Officials warned residents in Hebron to take cover immediately, move to the lowest storey and stay well clear of windows, citing the risk of severe structural damage and flying debris. A Tornado Emergency, meteorologists stressed, signals a potentially catastrophic event, rather than a routine severe weather scare.

Tornado
Tornado Greg Johnson/Unsplash

Monday's Plains Tornado Threat Seen As Even More Volatile

As Sunday's storms were still pushing east into western Iowa and southern Minnesota, where a brief tornado was spotted north of Fairmont, attention among forecasters was already shifting uneasily to Monday.

The US Storm Prediction Centre issued a Level 4 out of 5 risk for parts of Kansas and Nebraska, a rare designation that implies a strong chance of significant severe weather. According to the FOX Forecast Centre, all the major ingredients for a high-end outbreak are expected to align over Kansas, Nebraska, Iowa and Missouri.
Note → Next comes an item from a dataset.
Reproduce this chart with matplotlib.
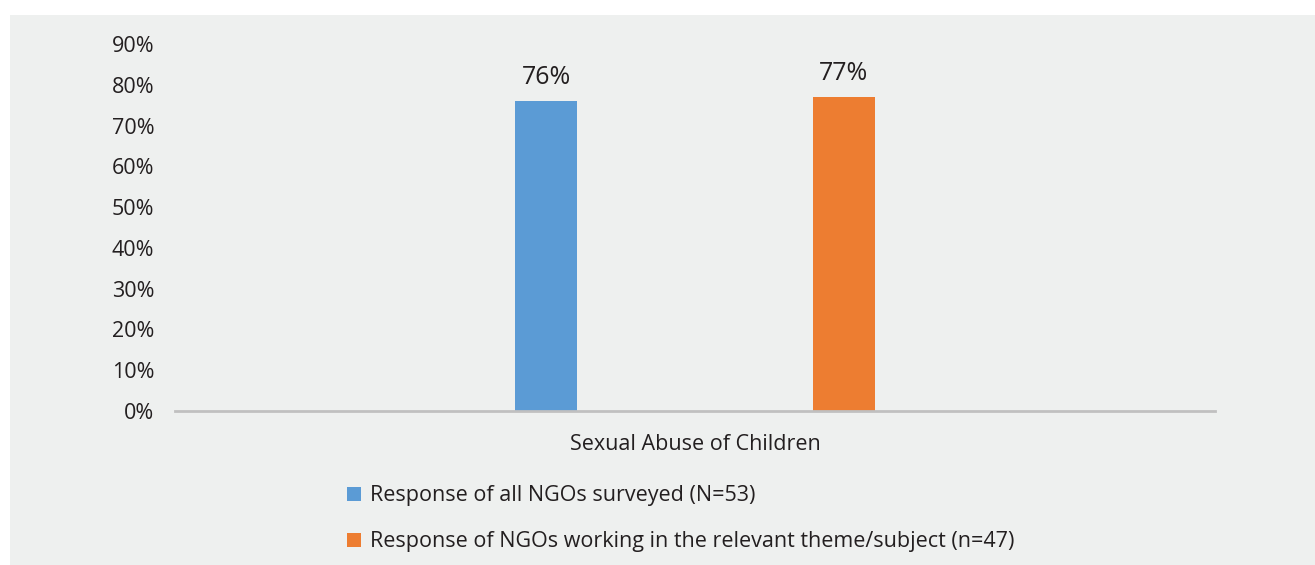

Meteorologists pointed to extremely warm, humid air pushing northward to fuel thunderstorms, combined with powerful upper-level winds that create the kind of vertical wind shear that helps storms rotate and spawn tornadoes. A strong upper-level storm system moving out of the Southwest is expected to interact with a cold front and a dryline on Monday afternoon, prompting rapid thunderstorm development.

The concern is that discrete supercells will form first, with conditions 'favourable for intense supercells capable of producing strong, long-track tornadoes and giant hail.' Later in the evening, those storms could merge into a larger line, increasing the risk of widespread damaging winds across the central Plains.

Alongside the tornado and hail threat, hydrologists are also watching rainfall totals. The Weather Prediction Centre warned that 'training' storms, thunderstorms repeatedly moving over the same locations, could bring rain rates of 1 to 2 inches an hour, with isolated pockets seeing 2 to 4 inches overnight. Southeastern Nebraska and the Iowa–Missouri border region, where soils are already saturated, are of particular concern for flash flooding on roads, creeks and drainage channels.

On the ground, FOX Weather storm trackers such as Corey Gerken, battered by intense hail near Ohiowa, Nebraska, have been offering a close-up view of what those broad atmospheric charts mean in real time: dented vehicles, shredded foliage and skies that turn from late-spring blue to ominous green in minutes.

As the atmosphere reloads over the Plains, millions are being advised to keep a close eye on warnings and treat any mention of a Plains tornado threat as something more than just background noise.